Both ideas remain at the concept stage. To move from drawings and feasibility studies to concrete and steel, Newcastle need a new financial partner standing shoulder to shoulder with PIF.

Land grab around St James’ Park

The club has quietly been reshaping the area around the current ground.

Newcastle recently bought the majority of Leazes Terrace, the listed Georgian block that runs along the East Stand, for about £25million. Crucially, that purchase was made by the club itself, not by PIF, keeping every development avenue open — whether that means expanding St James’ Park or reimagining the footprint around it.
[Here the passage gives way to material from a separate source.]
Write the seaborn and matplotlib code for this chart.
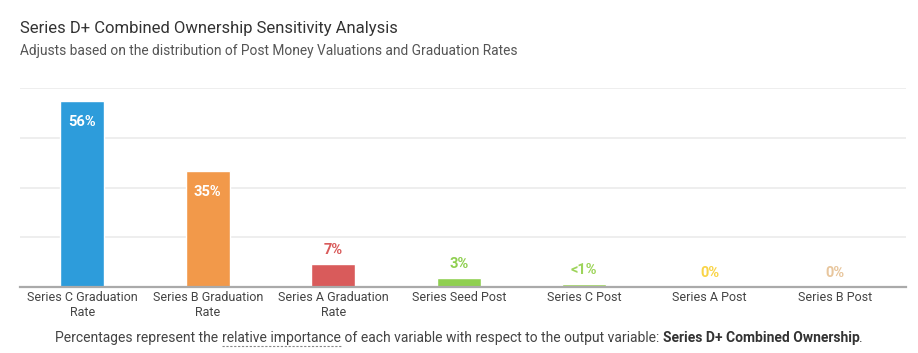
import matplotlib
matplotlib.use("Agg")
import matplotlib.pyplot as plt
import seaborn as sns
import pandas as pd
from matplotlib.lines import Line2D

categories = ["Series C Graduation\nRate", "Series B Graduation\nRate", "Series A Graduation\nRate",
              "Series Seed Post", "Series C Post", "Series A Post", "Series B Post"]
values = [56, 35, 7, 2.7, 0.8, 0, 0]
labels = ["56%", "35%", "7%", "3%", "<1%", "0%", "0%"]
colors = ["#2D9CDB", "#F2994A", "#D95B5B", "#8FCF50", "#9DD45A", "#F9D447", "#E8C69D"]

sns.set_theme(style="white")
plt.rcParams['font.family'] = ['Roboto', 'DejaVu Sans']

fig = plt.figure(figsize=(9.18, 3.53), dpi=100)
W, H = 918, 353
ax = fig.add_axes([19.5 / W, 1 - 287 / H, 886 / W, (287 - 88) / H])

df = pd.DataFrame({"cat": categories, "val": values})
sns.barplot(data=df, x="cat", y="val", hue="cat", palette=colors, legend=False,
            width=0.35, ax=ax, saturation=1)

ax.set_ylim(0, 60)
ax.set_yticks([15, 30, 45, 60])
ax.yaxis.grid(True, color="#EBEBEB", linewidth=1.2)
ax.set_axisbelow(True)
ax.set_yticklabels([])
ax.tick_params(axis="y", length=0)
ax.tick_params(axis="x", length=0, labelsize=9, colors="#444444", pad=3)
ax.set_xlabel("")
ax.set_ylabel("")
for s in ["top", "right", "left"]:
    ax.spines[s].set_visible(False)
ax.spines["bottom"].set_color("#AAAAAA")
ax.spines["bottom"].set_linewidth(1.6)
ax.set_xlim(-0.5, len(categories) - 0.5 + 7.5 / 125.5)

for i, (v, lab, c) in enumerate(zip(values, labels, colors)):
    if v > 20:
        ax.annotate(lab, (i, v), xytext=(0, -10), textcoords="offset points", ha="center", va="top",
                    color="white", fontsize=10.5, fontweight="bold")
    else:
        ax.annotate(lab, (i, v), xytext=(0, 5), textcoords="offset points", ha="center", va="bottom",
                    color=c, fontsize=10.5, fontweight="bold")

fig.text(20 / W, 1 - 28 / H, "Series D+ Combined Ownership Sensitivity Analysis", fontsize=12,
         color="#333333", va="center", ha="left")
fig.text(20 / W, 1 - 51 / H, "Adjusts based on the distribution of Post Money Valuations and Graduation Rates",
         fontsize=9.9, color="#555555", va="center", ha="left")

# footer with mixed styles
pieces = [("Percentages represent the ", "normal", False, 0),
          ("relative importance", "normal", True, 0),
          (" of each variable with respect to the output variable: ", "normal", False, 0),
          ("Series D+ Combined Ownership", "bold", False, -0.5),
          (".", "normal", False, 0)]
fig.canvas.draw()
r = fig.canvas.get_renderer()
ys = 1 - 338 / H
objs = []
for txt, wt, ul, adj in pieces:
    t = fig.text(0, ys, txt, fontsize=10, fontweight=wt, color="#444444" if wt == "normal" else "#333333",
                 va="center", ha="left")
    objs.append((t, ul, adj))
widths = [t.get_window_extent(r).width + adj for t, _, adj in objs]
total = sum(widths)
x = (W / 2 - total / 2)
for (t, ul, adj), w in zip(objs, widths):
    t.set_x(x / W)
    if ul:
        fig.add_artist(Line2D([x / W, (x + w) / W], [1 - 346 / H, 1 - 346 / H], color="#888888",
                              linewidth=0.8, linestyle=(0, (2, 1.5)), transform=fig.transFigure))
    x += w

fig.savefig("out.png", dpi=100)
They also acquired the Strawberry Place car park site behind the Gallowgate End for £9million in 2023. That land, once sold off under Ashley, is now back under club control and currently hosts a Stack shipping-container venue and a matchday fanzone. The move has already enlarged Newcastle’s presence around the stadium and gives planners greater freedom.
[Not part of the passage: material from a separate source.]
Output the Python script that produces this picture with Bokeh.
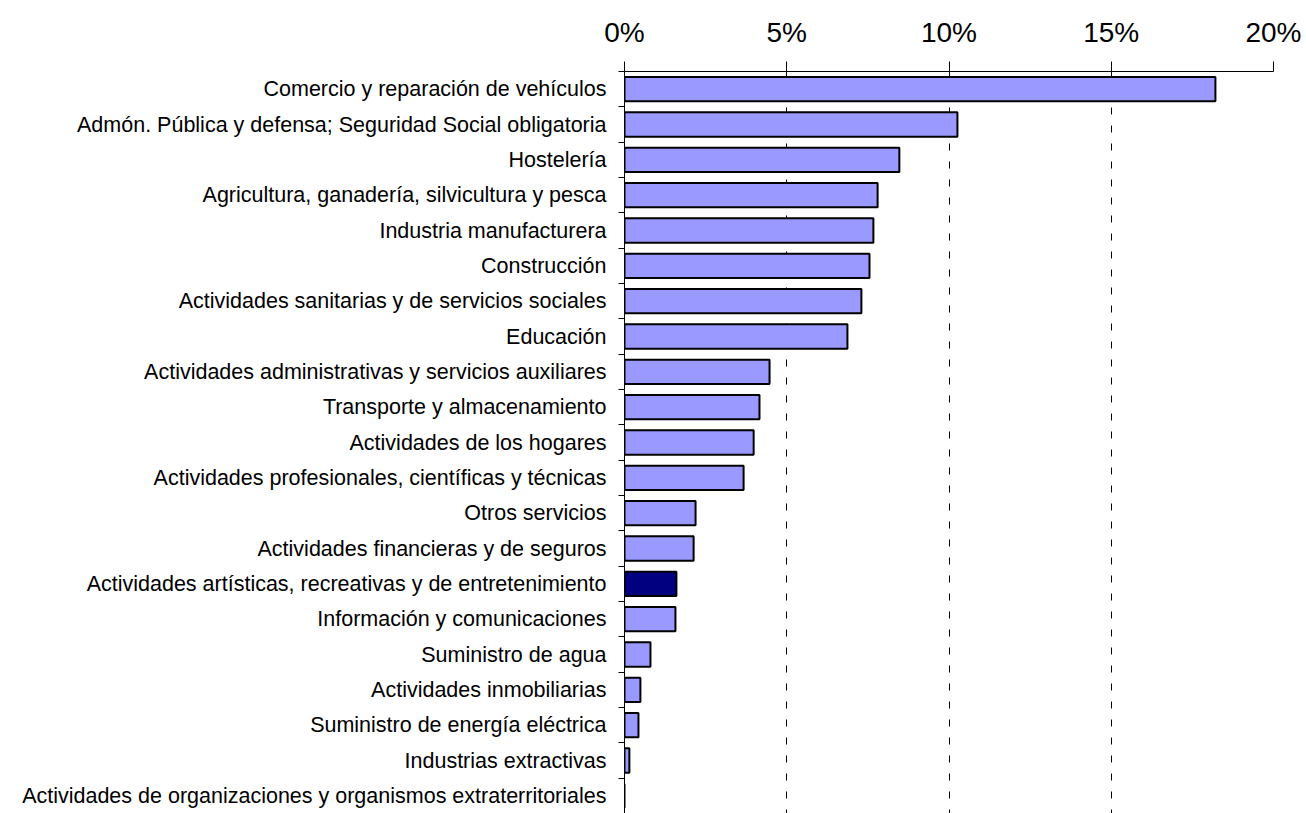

Alongside that, a £30million upgrade of club facilities is under way. St James’ Park is getting new suites, lighting, screens and a new pitch, the most significant investment in the ground since the major redevelopment of 2001. The Benton training ground has been heavily rebuilt in recent months, a bridge between the old regime’s austerity and the elite environment the owners want.

Strategy shift after LIV Golf

PIF’s willingness to sell down its Newcastle stake comes in the wake of a major strategic decision elsewhere.

In April, the fund confirmed it would stop financing LIV Golf after the 2026 season, judging the breakaway circuit inconsistent with its updated approach. The venture is believed to have cost PIF around £4billion. Stepping back from that commitment frees up focus — and potentially capital — for projects that fit more neatly into its long-term portfolio.

Newcastle, with its surging revenues and global profile, sits at the heart of that.

Turnover has already leapt from £140million at the time of the takeover to more than £400million. It is a huge jump, yet the club still lags well behind the Premier League’s financial superpowers. Manchester City and Arsenal both generate upwards of £700million a year, a gap that underlines why Newcastle’s hierarchy see stadium capacity, infrastructure and commercial growth as non-negotiable.

A club on the brink of transformation

The plan is clear: bring in a new investor, protect PIF’s control, and use the fresh equity to build the physical and financial platform for a team that wants to live in the Champions League, not just visit it.

The romance of St James’ Park, the reality of modern football economics, the sheer scale of what comes next — all of it now hinges on who steps forward to buy into Newcastle’s future, and how bold the club dares to be when the first shovel hits the ground.